如何获得亮或暗像素的坐标？ OpenCV的

Question

I'm trying to get the coordinate of the white n black pixels from a binary image so that i can get the ROI of the image and alter the pixel values. Any function that I can call?

This is the original image

After that it'll be thresholded using OTSU method. Result : Figure8.7

I wish to get the result of Figure 8.8 from Figure 8.7 (Sorry about the image, i tried to rotate it already but it still appears this way). Is there any method?

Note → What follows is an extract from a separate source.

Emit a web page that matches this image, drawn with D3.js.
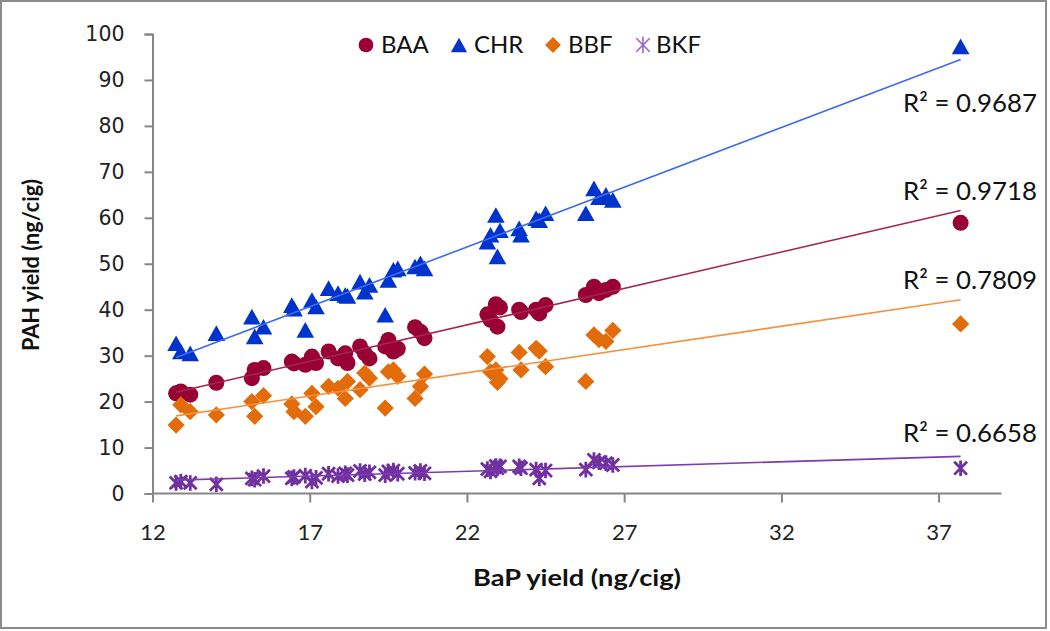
<!DOCTYPE html>
<html>
<head>
<meta charset="utf-8">
<script src="https://cdn.jsdelivr.net/npm/d3@7"></script>
<style>
  html, body { margin: 0; padding: 0; background: #fff; }
  svg { display: block; }
</style>
</head>
<body>
<svg id="chart" width="1050" height="631"></svg>
<script>
// ---------- data ----------
const bapYield = [12.75, 12.9, 13.2, 14.03, 15.16, 15.25, 15.53, 16.43, 16.5, 16.86,
  17.07, 17.2, 17.6, 17.9, 18.13, 18.2, 18.6, 18.75, 18.9, 19.4,
  19.5, 19.66, 19.8, 20.35, 20.52, 20.65, 22.65, 22.75, 22.92, 22.97,
  23.05, 23.66, 23.72, 24.2, 24.3, 24.5, 25.78, 26.04, 26.2, 26.42,
  26.64, 37.7];
const baa = [21.8, 22.2, 21.5, 24.1, 25.1, 26.9, 27.3, 28.7, 28.3, 28.0,
  29.8, 28.4, 30.9, 29.4, 30.5, 28.4, 32.0, 30.5, 29.4, 32.0,
  33.4, 30.9, 31.5, 36.2, 35.2, 33.8, 39.0, 37.8, 41.2, 36.3,
  40.5, 40.0, 39.5, 40.0, 39.2, 41.0, 43.2, 45.0, 43.6, 44.3,
  45.0, 58.9];
const chr = [32.7, 30.9, 30.5, 34.9, 38.5, 34.2, 36.3, 41.0, 40.2, 35.6,
  42.1, 40.7, 44.7, 43.6, 43.2, 43.0, 46.1, 43.9, 45.4, 38.9,
  46.5, 48.7, 49.0, 49.4, 50.1, 49.0, 54.8, 56.3, 60.6, 51.6,
  57.3, 57.7, 56.3, 59.9, 59.5, 61.0, 61.0, 66.4, 64.5, 65.0,
  63.9, 97.3];
const bbf = [14.9, 19.3, 17.8, 17.1, 20.0, 16.8, 21.3, 19.5, 17.8, 16.8,
  21.8, 18.9, 23.3, 22.9, 20.7, 24.4, 22.6, 26.2, 25.1, 18.6,
  26.5, 26.9, 25.5, 20.7, 23.3, 26.0, 29.8, 26.5, 26.9, 24.2,
  25.0, 30.7, 26.9, 31.6, 31.0, 27.6, 24.4, 34.5, 33.5, 33.1,
  35.5, 36.9];
const bkf = [2.3, 2.6, 2.3, 2.0, 3.3, 3.0, 3.8, 3.3, 3.6, 3.9,
  2.6, 3.4, 4.3, 3.8, 4.4, 4.0, 4.9, 4.2, 4.6, 4.0,
  4.8, 5.0, 4.3, 4.5, 4.9, 4.4, 5.3, 4.8, 6.0, 5.5,
  5.9, 5.9, 5.5, 5.2, 3.3, 5.0, 5.2, 7.3, 6.8, 6.6,
  6.2, 5.5];
const seriesNames = ["BAA", "CHR", "BBF", "BKF"];
const r2Labels = ["R\u00B2 = 0.9718", "R\u00B2 = 0.9687", "R\u00B2 = 0.7809", "R\u00B2 = 0.6658"];
const xTicks = [12, 17, 22, 27, 32, 37];
const yTicks = [0, 10, 20, 30, 40, 50, 60, 70, 80, 90, 100];
const xTitle = "BaP yield (ng/cig)";
const yTitle = "PAH yield (ng/cig)";

// ---------- styles ----------
const styles = [
  { vals: baa, shape: "circle",   fill: "#990033", line: "#A3264F", labelDy: -19 },
  { vals: chr, shape: "triangle", fill: "#0033CC", line: "#3D6BF0", labelDy: 43 },
  { vals: bbf, shape: "diamond",  fill: "#E36C0A", line: "#F5913E", labelDy: -20 },
  { vals: bkf, shape: "star",     fill: "#7030A0", line: "#7D3BB0", labelDy: -23 }
];

const svg = d3.select("#chart");
const m = { left: 152.5, right: 1001.5, top: 34, bottom: 493.5 };
const x = d3.scaleLinear().domain([12, 39]).range([m.left, m.right]);
const y = d3.scaleLinear().domain([0, 100]).range([m.bottom, m.top]);

// outer border
svg.append("rect").attr("x", 1).attr("y", 1).attr("width", 1045).attr("height", 627)
  .attr("fill", "#fff").attr("stroke", "#8c8c8c").attr("stroke-width", 2);

const axisColor = "#868686";

// y axis
const yAxis = svg.append("g").attr("transform", `translate(${m.left},0)`)
  .call(d3.axisLeft(y).tickValues(yTicks).tickSize(8).tickPadding(20).tickFormat(d3.format("d")));
yAxis.select(".domain").attr("stroke", axisColor).attr("stroke-width", 2);
yAxis.selectAll(".tick line").attr("stroke", axisColor).attr("stroke-width", 2);
yAxis.selectAll(".tick text").attr("font-family", "DejaVu Sans").attr("font-size", 20.5)
  .attr("fill", "#222");

// x axis
const xAxis = svg.append("g").attr("transform", `translate(0,${m.bottom})`)
  .call(d3.axisBottom(x).tickValues(xTicks).tickSize(9).tickPadding(22).tickFormat(d3.format("d")));
xAxis.select(".domain").attr("stroke", axisColor).attr("stroke-width", 2)
  .attr("d", `M${m.left},0H${m.right}`);
xAxis.selectAll(".tick text").attr("font-family", "Lato").attr("font-size", 22)
  .attr("fill", "#222");
xAxis.selectAll(".tick line").attr("stroke", axisColor).attr("stroke-width", 2);

// axis titles
svg.append("text").attr("x", 577).attr("y", 586).attr("text-anchor", "middle")
  .attr("font-family", "Lato").attr("font-weight", "bold").attr("font-size", 23)
  .attr("fill", "#111").attr("textLength", 208).attr("lengthAdjust", "spacingAndGlyphs")
  .text(xTitle);
svg.append("text").attr("transform", "translate(39,265) rotate(-90)").attr("text-anchor", "middle")
  .attr("font-family", "Lato").attr("font-weight", "bold").attr("font-size", 23)
  .attr("fill", "#111").attr("textLength", 172).attr("lengthAdjust", "spacingAndGlyphs")
  .text(yTitle);

// marker drawing
function drawMarker(g, shape, color, s, thin) {
  if (shape === "circle") {
    g.append("circle").attr("r", 8 * s).attr("fill", color);
  } else if (shape === "triangle") {
    const w = 8.8 * s, h = 7.8 * s;
    g.append("path").attr("d", `M0,${-h}L${w},${h}L${-w},${h}Z`).attr("fill", color);
  } else if (shape === "diamond") {
    const r = 8.6 * s;
    g.append("path").attr("d", `M0,${-r}L${r},0L0,${r}L${-r},0Z`).attr("fill", color);
  } else {
    const r = 7.8 * s, d = 6.4 * s;
    g.append("path").attr("d", `M0,${-r}V${r}M${-d},${-d}L${d},${d}M${-d},${d}L${d},${-d}`)
      .attr("stroke", color).attr("stroke-width", thin ? 1.6 : 2.8).attr("fill", "none");
  }
}

// regression
function fit(xs, ys) {
  const mx = d3.mean(xs), my = d3.mean(ys);
  let sxy = 0, sxx = 0;
  xs.forEach((xv, i) => { sxy += (xv - mx) * (ys[i] - my); sxx += (xv - mx) * (xv - mx); });
  const b = sxy / sxx;
  return { b, a: my - b * mx };
}

const plot = svg.append("g");
styles.forEach(st => {
  const g = plot.append("g");
  bapYield.forEach((xv, i) => {
    const mg = g.append("g").attr("transform", `translate(${x(xv)},${y(st.vals[i])})`);
    drawMarker(mg, st.shape, st.fill, 1, false);
  });
});

const xmin = d3.min(bapYield), xmax = d3.max(bapYield);
styles.forEach((st, k) => {
  const f = fit(bapYield, st.vals);
  const pts = [[xmin, f.a + f.b * xmin], [xmax, f.a + f.b * xmax]];
  plot.append("path")
    .attr("d", d3.line().x(d => x(d[0])).y(d => y(d[1]))(pts))
    .attr("stroke", st.line).attr("stroke-width", 1.6).attr("fill", "none");
  const endY = y(pts[1][1]);
  svg.append("text").attr("x", 1037).attr("y", endY + st.labelDy + 9)
    .attr("text-anchor", "end").attr("font-family", "Lato").attr("font-size", 25).attr("fill", "#111")
    .attr("textLength", 134).attr("lengthAdjust", "spacingAndGlyphs")
    .text(r2Labels[k]);
});

// legend
const legendPos = [
  { mx: 366, tx: 381 },
  { mx: 459, tx: 474 },
  { mx: 553, tx: 568 },
  { mx: 643, tx: 656 }
];
seriesNames.forEach((name, k) => {
  const st = styles[k];
  const g = svg.append("g").attr("transform", `translate(${legendPos[k].mx},45)`);
  drawMarker(g, st.shape, k === 3 ? "#9966CC" : st.fill, k === 3 ? 1.05 : 0.92, true);
  svg.append("text").attr("x", legendPos[k].tx).attr("y", 53)
    .attr("font-family", "Lato").attr("font-size", 24).attr("fill", "#111").text(name);
});
</script>
</body>
</html>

Here's the thresholded image link. http://i.imgur.com/9EXmHN0.png

After that I'll be able to get my ROI.

Answer 1

Here you go:

Subdivide the image into blocks/cells and compute the ratio/percentage of white/black pixel and color the whole block in a mask image in the desired color.

int main()
{
// load your real image here
cv::Mat img = cv::imread("fingerprint.png", CV_LOAD_IMAGE_GRAYSCALE);


// after thresholding: all pixel 255 or 0
cv::Mat thres = img > 0;    // input image was thresholded already...
//cv::threshold(img,thres,58,255,CV_THRESH_OTSU);   // if original input, use your OTSU (remark: have to convert to grayscale first?)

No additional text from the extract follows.